A guardare gli occhi lucidi dei suoi giocatori al triplice fischio di Slavko Vincic il quesito a Vincent Kompany sarebbe dovuto essere d’obbligo: mister sei ancora così sicuro che nella gara di andata l’Inter abbia festeggiato troppo? Domanda retorica, perché – nonostante la pesantissima affermazione dell’Allianz Arena – si sapeva che ci sarebbe stato da soffrire. A dir la verità non così tanto, almeno al termine dei primi quarantacinque minuti di questo Inter-Bayern Monaco già consegnato alla storia dal “francesismo” di capitan Lautaro. Per lunghi tratti il solito muro di Champions League alzato da Yann Sommer e soci ha retto senza problemi alle sterili folate dei bavaresi. Ma si è inaspettatamente sgretolato al minuto 52. È bastato un attimo, che Francesco Acerbi perdesse di vista Harry Kane.
Eppure, dopo lo schiaffo ricevuto da una delle società più importanti del mondo, l’Inter si è rialzata e ha risposto con ferocia al colpo subito. Come solo le grandi squadre sanno fare: con la rabbia del Toro e il tempismo di Benjamin Pavard. Per il francese il classico gol dell’ex, primo della sua avventura in nerazzurro e accolto dal ruggito del Meazza. Quindi l’infinito quarto d’ora finale, scosso dal fortunoso 2-2 siglato da Eric Dier. Ecco l’anima più profonda degli uomini di Simone Inzaghi, quella del sapersi sporcare quando proprio non si può utilizzare il fioretto.
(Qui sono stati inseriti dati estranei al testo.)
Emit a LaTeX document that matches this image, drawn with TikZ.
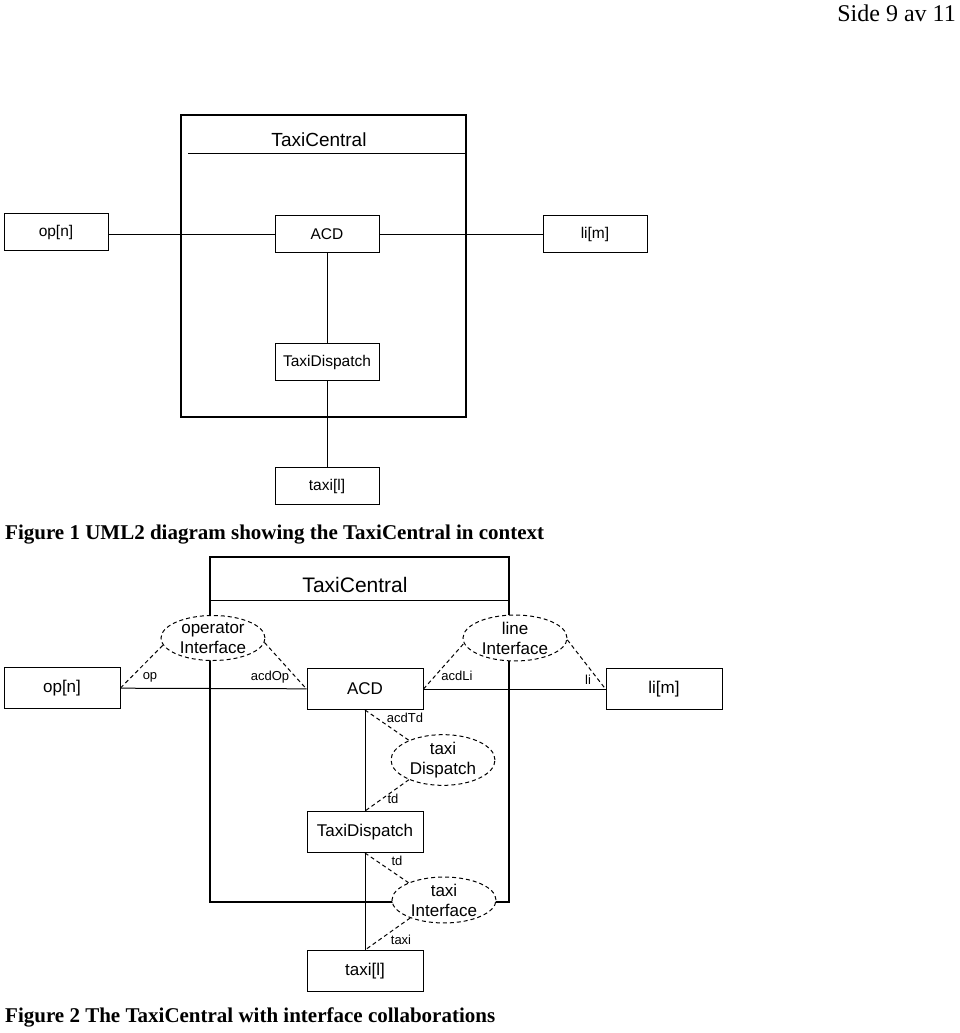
\documentclass[tikz,border=0pt]{standalone}
\usepackage{fontspec}
\setmainfont{Liberation Serif}
\newfontfamily\umlfont{Liberation Sans}
\usetikzlibrary{shapes.geometric}
\begin{document}
\begin{tikzpicture}[x=1pt,y=-1pt,
    part/.style={draw,line width=1pt,minimum width=104pt,minimum height=37pt,inner sep=0pt,font=\umlfont\fontsize{15.5}{18}\selectfont},
    bigpart/.style={draw,line width=1pt,minimum width=116pt,minimum height=41pt,inner sep=0pt,font=\umlfont\fontsize{17}{20}\selectfont},
    iface/.style={ellipse,draw,line width=1pt,dash pattern=on 4pt off 3pt,fill=white,minimum width=104pt,minimum height=45pt,inner sep=0pt,align=center,font=\umlfont\fontsize{17}{20}\selectfont},
    role/.style={inner sep=0pt,font=\umlfont\fontsize{13}{15}\selectfont},
    link/.style={line width=1pt},
    dlink/.style={line width=1pt,dash pattern=on 4pt off 3pt},
    caption/.style={anchor=base west,inner sep=0pt,font=\bfseries\fontsize{21}{25}\selectfont}]
    \useasboundingbox (0,0) rectangle (960,1033);
    \node[anchor=base east,inner sep=0pt,font=\fontsize{24}{28}\selectfont] (page) at (956,22) {Side 9 av 11};

    \draw[line width=2pt] (181,115) rectangle (466,417);
    \draw[link] (188,153) -- (466,153);
    \node[inner sep=0pt,font=\umlfont\fontsize{19}{22}\selectfont] (tcA) at (319,140) {TaxiCentral};
    \node[part] (opA) at (56,232) {op[n]};
    \node[part] (acdA) at (327,234) {ACD};
    \node[part] (liA) at (595,234) {li[m]};
    \node[part] (dispA) at (327,362) {TaxiDispatch};
    \node[part] (taxiA) at (327,486) {taxi[l]};
    \draw[link] (opA.east |- acdA) -- (acdA.west);
    \draw[link] (acdA) -- (liA);
    \draw[link] (acdA) -- (dispA);
    \draw[link] (dispA) -- (taxiA);
    \node[caption] (capA) at (5,539) {Figure 1 UML2 diagram showing the TaxiCentral in context};

    \draw[line width=2pt] (210,557) rectangle (509,902);
    \draw[link] (210,600) -- (509,600);
    \node[inner sep=0pt,font=\umlfont\fontsize{21}{24}\selectfont] (tcB) at (355,585) {TaxiCentral};
    \node[bigpart] (opB) at (62,688) {op[n]};
    \node[bigpart] (acdB) at (365,689) {ACD};
    \node[bigpart] (liB) at (664,689) {li[m]};
    \node[bigpart] (dispB) at (365,832) {TaxiDispatch};
    \node[bigpart] (taxiB) at (365,971) {taxi[l]};
    \draw[link] (opB) -- (acdB);
    \draw[link] (acdB) -- (liB);
    \draw[link] (acdB) -- (dispB);
    \draw[link] (dispB) -- (taxiB);
    \node[iface] (opif) at (213,638) {operator\\Interface};
    \node[iface] (lineif) at (515,638) {line\\Interface};
    \node[iface] (dispif) at (443,760) {taxi\\Dispatch};
    \node[iface] (taxiif) at (444,900) {taxi\\Interface};
    \draw[dlink] (opB.east) -- (opif.188);
    \draw[dlink] (opif.355) -- (acdB.west);
    \draw[dlink] (acdB.east) -- (lineif.186);
    \draw[dlink] (lineif.358) -- (liB.west);
    \draw[dlink] (acdB.south) -- (dispif.150);
    \draw[dlink] (dispif.210) -- (dispB.north);
    \draw[dlink] (dispB.south) -- (taxiif.154);
    \draw[dlink] (taxiif.208) -- (taxiB.north);
    \node[role] (rop) at (150,677) {op};
    \node[role] (racdop) at (270,677) {acdOp};
    \node[role] (racdli) at (457,676) {acdLi};
    \node[role] (rli) at (588,680) {li};
    \node[role] (racdtd) at (405,718) {acdTd};
    \node[role] (rtdA) at (393,799) {td};
    \node[role] (rtdB) at (397,861) {td};
    \node[role] (rtaxi) at (401,940) {taxi};
    \node[caption] (capB) at (5,1022) {Figure 2 The TaxiCentral with interface collaborations};
\end{tikzpicture}
\end{document}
Così il Bayern Monaco – che a San Siro nella sua storia aveva sempre e solo vinto – si è dovuto inchinare al fattore Simone Inzaghi. Seconda semifinale di Champions League negli ultimi tre anni, quindici primavere dopo ancora il Barcellona tra la Beneamata e l’ultimo atto. Non ci sono più Xavi e Messi, il tiki-taka ha fatto il suo tempo. Non c’era paura allora, non ce ne può essere oggi. C’è solo l’Inter e la sua consapevolezza di essere non ingiocabile, ma tremendamente forte. E ci sono (almeno) altre due notti di sogni, di coppe e di campioni.